The acquisition of this social capital does not appear to foster a sentiment of responsibility to embody our politics—or to be thoughtful as to how we actually intend to use what we acquire for personal enactment of consciousness. What we see as the natural progression of this thought process is the consideration of our drug use on campus. It is astounding that Vassar students are able to recreationally abuse narcotics, with little to no acknowledgement of our incomprehensible privilege to do so. There is minimal policing of privileged, white drug use. And even more alarmingly, there is an absence of understanding that substance abuse literally costs the lives of human beings. How can we make such a concerted effort to be cognizant of how food makes it to our plates when we give little to no thought as to how a line of coke made it to our desks? How can we claim to be thoughtful, progressive Liberal Arts students, but selective in what troubles us? Beyond our walls, Black and Brown bodies are brutalized and surveilled; smoking a spliff on the street is absolutely not an option for People of Color outside of the protective perimeters of Vassar College. Every weekend, we as Vassar students risk our physical and psychological security at the chance of experimentation and entertainment. This is not an attack on the Vassar population; it is an effort to articulate our discomfort with harmful discrepancies between a climate of activism and thoughtless privileged practices. With this in mind, we do not aim to protect ourselves from implication, but rather to illuminate a series of conflicts that we see permeating our social and intellectual activity.


  • it's not that I don't appreciate what you're trying to do says:

    You’ve written an article about how academic jargon becomes social capital on the Vassar campus. I agree this is a huge problem. One aspect of this problem which you have not explored is the role jargon plays in creating barriers to higher education for people with disabilities. At a lot of liberal arts colleges, everyone is required to speak, read, write, and think fluently in a specific complex style, master an advanced vocabulary, and communicate in abstract concepts. There is no instruction in doing these things – it’s just assumed that if you don’t have the capacity to pick it all up on your own, you’re not worthy of being a student in an environment like that. This obviously harms many students from working-class families or for whom English is not a first language, as well as students with disabilities.

    I am a Vassar graduate. I have a developmental disability. I struggled throughout college with the understanding that people like me, who can’t understand Butler and Foucault, aren’t supposed to gain access to Vassar, aren’t welcome there, aren’t meant to succeed. You’ve written an article about the oppressive uses of academic language.
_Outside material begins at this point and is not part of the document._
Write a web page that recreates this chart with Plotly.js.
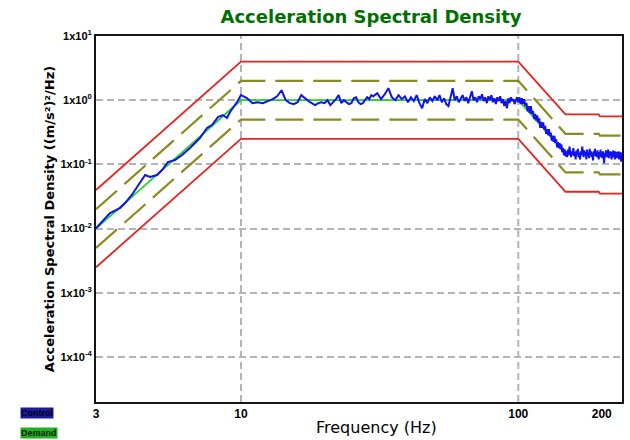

I don’t understand the article you have written.

  • Anonymous says:

    This rocks. Thank you.

  • Anonymous says:

    As a Vassar student I found this to be incredibly inaccessible, specifically due to of all of the jargon utilized in this piece. More difficult to read than most of my readings here, and no, that is not a compliment. It is unfortunate that a piece with a meaningful message could become much less effective because of the elitism and way the message was portrayed. Please keep in this in mind when further pursuing writing. I am not recommending you “dumb down” your message, but realize the way it perpetuates the structures that you seek to challenge. Perhaps instead of inserting a ‘disclaimer,’ you actively work against such systems instead of pontificating about it.

  • Lol18 says:

    Lol. The main reason why people didn’t attend the McKinley lecture is because it wasn’t publicized. At all. I heard about it a few hours before on the day of when a classmate (who was part of the organization that sponsored the event) mentioned it to me. On the other hand, there were fliers about the Boudin lecture literally everywhere- taped to stall doors in the bathrooms, in the deece, on doors etc. weeks before the event took place. I would have planned to attend the McKinley lecture (and I imagine many of my classmates would have as well) had I known about it earlier. Virtually none of the people I talked to about it knew it happened, and I didn’t see a single flier for it. Also lol at the fact that you are criticizing those who use jargon yet your article is basically unreadable due to the same phenomenon..?

  • T says:

    It is appalling to me that Kathy Boudin can be seen as anything other than a murderer. To say that her story is something that young students should aspire to is sickening. Murder is not a form of civil disobedience. This canonization of Boudin should end. She spent twenty years in prison for three reasons. Edward O’Grady. Waverly Brown. Peter Paige. Those are the names of her victims.

  • Kali & Caitlin Kali & Caitlin says:

    @LOL18 — We are sorry that you did not feel as though there was adequate advertising for the Throwaways screening and that it did not reach you until the day of the event. However, there were flyers posted in every residence hall, the retreat, the deece, the library, and Rocky (where the event was held). There was a Facebook event hosted by VPI, the same group that facilitated the Boudin lecture. Vassar academic department heads also sent out e-mails reminding people of the event, and this advertising began weeks before the screening took place. If you have suggestions as to how to sufficiently promote future events, we would love to hear your thoughts.